Tesco has agreed to pay a fine of £129m to avoid prosecution for overstating its profits in 2014.
Its subsidiary, Tesco Stores Ltd, reached what's known as a deferred prosecution agreement with the Serious Fraud Office after a two-year probe.
Tesco said there was "regret" over the issues of 2014 and said it has been working hard to "restore trust".
The firm also agreed with the Financial Conduct Authority (FCA) to spend £85m on compensating investors.
The money will go to those who bought shares or bonds between 29 August and 19 September in 2014.
Those investors would have had misleading information from a trading statement on 29 August, which gave a rosier assessment of its performance than was actually the case.
Tesco issued a corrected statement before the markets opened on Monday 22 September, which estimated it had overstated profits by about £250m.
The revelation sent the retailer's share price plunging and sparked two internal inquiries.
Even that was not the full story, the overstatement was subsequently revised up to £326m.
The compensation order is a first for the FCA, although it has not imposed its own penalty, and Tesco has accepted the regulator's finding of "market abuse".
The SFO said Tesco had co-operated with the investigation and had undergone an "extensive" period of change.
Tesco's current chief executive, Dave Lewis, said: "Over the last two-and-a-half years, we have fully co-operated with this investigation into historic accounting practices, while at the same time fundamentally transforming our business.
"We sincerely regret the issues which occurred in 2014 and we are committed to doing everything we can to continue to restore trust in our business and brand."
Analysis, Simon Jack, business editor
A Deferred Prosecution Agreement (DPA) is a fairly new way (introduced in February 2014) of punishing a company for criminal behaviour without the collateral damage of a conviction.

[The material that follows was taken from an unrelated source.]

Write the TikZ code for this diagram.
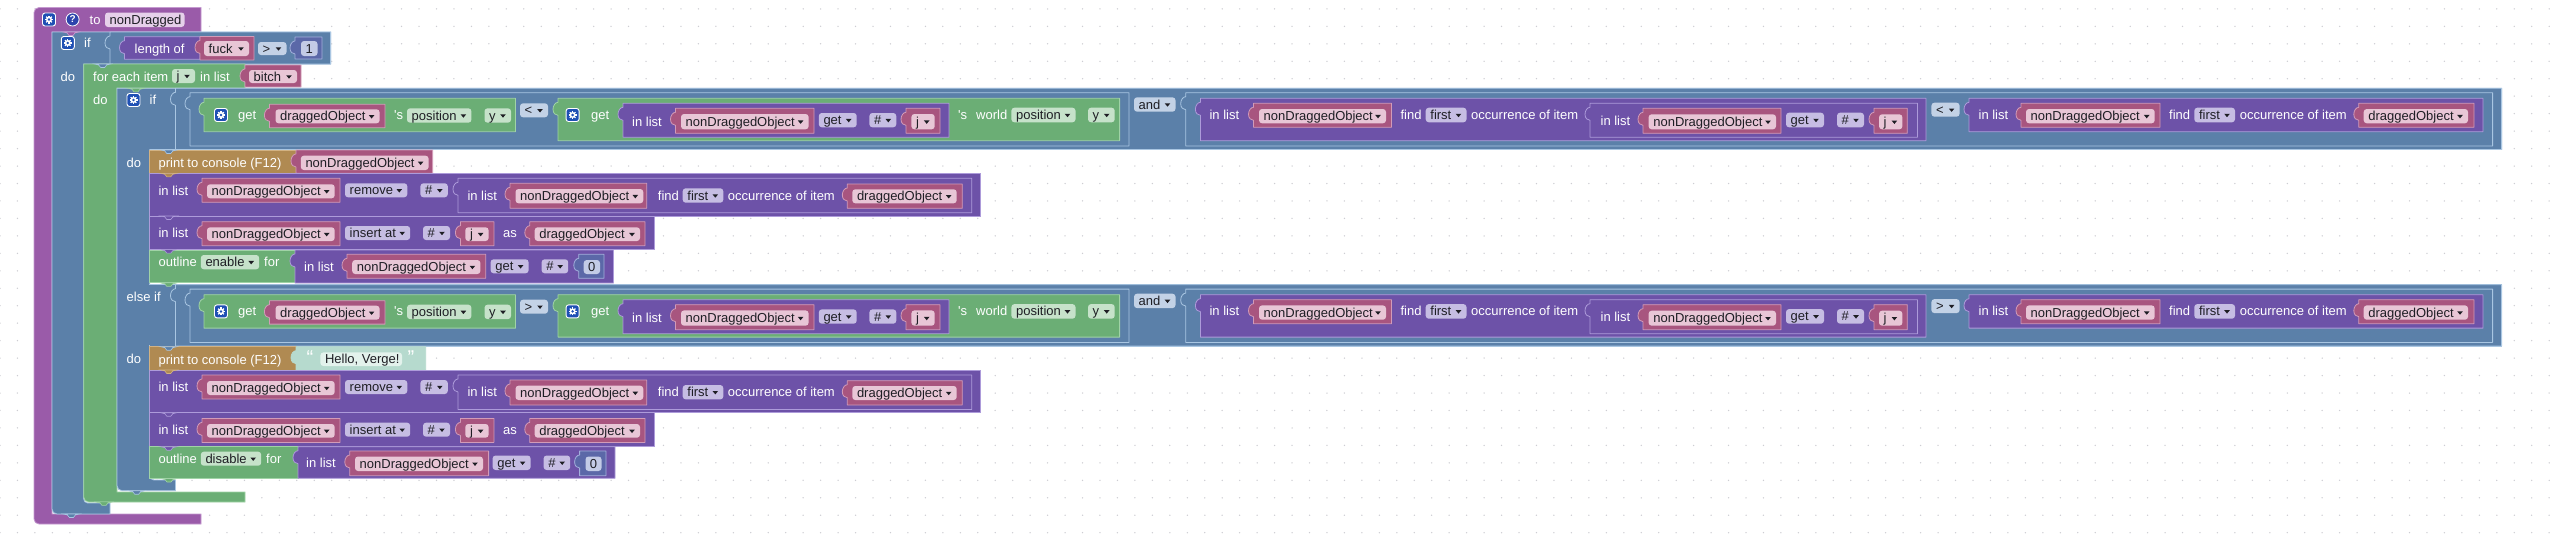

DPAs may be fairly new, but they are instruments the SFO is warming to. Just last month it announced a DPA with Rolls-Royce which saw the company pay a UK fine of £500m. In that case, the judge agreed that a criminal conviction for the company could disbar it from securing contracts - particularly in the US - which in turn could threaten the jobs of thousands of UK workers.
A DPA also avoids lengthy and costly trials and puts the offending company on probation to ensure full co-operation in the future.
It also does NOT mean that individuals escape scot free while shareholders pay the price for their conduct. Three former executives from Tesco face criminal proceedings. The SFO also quizzed the former chief executive Phil Clarke, before dropping any further action against him.
The DPA with Tesco Stores still needs approval by the High Court, which is scheduled to make its decision on 10 April.
This potential DPA agreement only covers Tesco Stores and does not address whether liability of any sort applies to the larger international group Tesco plc or any of its employees.
To pay for the penalty, compensation scheme and related costs Tesco will charge £235m to its results for the 2016-17 financial year, which are due to be published on 12 April.
Tesco shares were little moved on Tuesday.
Laith Khalaf, senior analyst, at Hargreaves Lansdown stockbrokers, said the accounting error uncovered was "exceptionally rare" in the UK stock market.
"This is a big slap on the wrist for Tesco, reflecting the seriousness of the offence and its impact on the share price in 2014," he said.
"Dave Lewis underwent a baptism of fire when he took over as CEO in 2014, just as the accounting scandal struck. He and the supermarket will now be hoping to draw a line under the matter, and concentrate on nurturing Tesco's nascent recovery.
Analysis, Ian Pollock, personal finance reporter
The Tesco scandal contains a real novelty. It is a compensation scheme for about 10,000 professional and personal investors.
They bought shares or bonds at artificially inflated values after the supermarket group put out its misleading trading statement on 29 August 2014. They suffered a loss if they were still holding those investments, when their values fell, after a correction from the company was issued a few weeks later on 22 September.
To qualify, you have to be a so-called "net purchaser" - someone who during that period bought more shares or bonds than they sold.
The compensation is 24.5p per share, plus interest. Various values, plus interest, are on offer to bond holders.
The compensation scheme will be run by the accountancy firm KPMG, and should start before the end of August this year.
KPMG will try to contact all eligible claimants. If you are one of them you will need to provide evidence of your purchases and any sales.
You will have six months to lodge a claim.